If representations of family structured by—but reaching beyond—blood incorporate non-figural elements, other works are direct and confrontational. In the medieval era, suffering endured by Christ and the saints were entry points for meditative identification, while violence in recent contexts often serves a more radical political function. In Nan one month after being battered (1984) by Nan Goldin, the photographer turns the camera on herself, capturing her face after being hit by her partner. She embodies a classically seductive femininity in the photo, donning red lipstick and jewelry, and maintaining a direct gaze at the camera. But her left eye is clouded over with blood, forcing viewers to confront gendered abuse in domestic settings, and their potential complicity as bystanders to such violence. Blood takes on a different significance in a 15th-century book of hours displayed nearby, which captures a well-known theological narrative while draining it of brutality. The work depicts St. Sebastian (a Christian saint martyred by Romans during the Great Persecution of 303) in a richly illustrated, timeworn illuminated manuscript. Here, the nearly nude figure—placid as if dreaming—stands on a tiled floor, bound to a wooden pole and flanked decoratively by two men pointing arrows at him. Blood trickles gently out of wounds where other arrows have already pierced his body. Rather than a grotesque rendering of humiliation and attrition, this work asks viewers to encounter Sebastian’s placid transcendence evident not only in his expression but also in the slightness of his blood, as evidence of his connection to God.
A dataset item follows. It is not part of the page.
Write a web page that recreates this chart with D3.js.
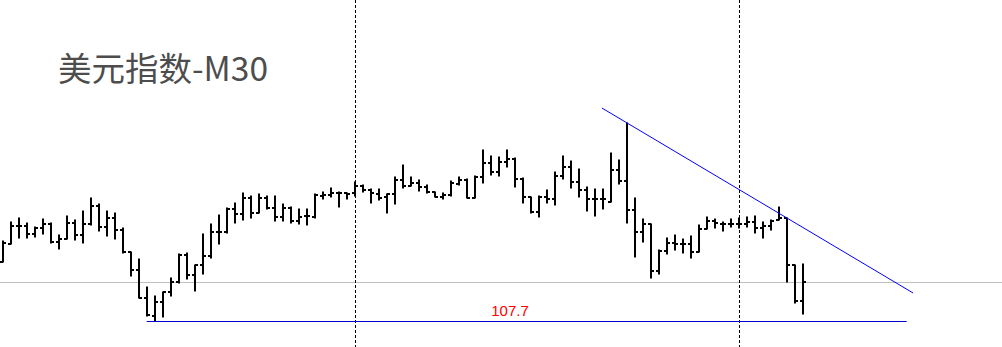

Throughout these nuanced explorations of blood’s changing significance, certain works emerge as piercing through the veil of representation to convey the striking impact of encountering blood firsthand. Notable among them are ひろしま/ hiroshima #69 by Abe Hatsuko (2007) and Queer Blood America (2021) by Jordan Eagles. Both works eschew conventional figuration while highlighting the trace of blood: Hatsuko’s hyperrealistic photograph depicts blood stains on the shirt of a Hiroshima victim, while Eagles’ wall relief showcases a vial of actual blood set within a Captain America comic. These works recapture art’s aura, a quality often thought lost in our modern era, as they remind us of the sanctity of blood and thus of life. Echoing the meditative resonance found in many medieval artworks, they affirm that blood continues to hold a profound, almost spiritual significance, even as we’re confronted by its minimization every day.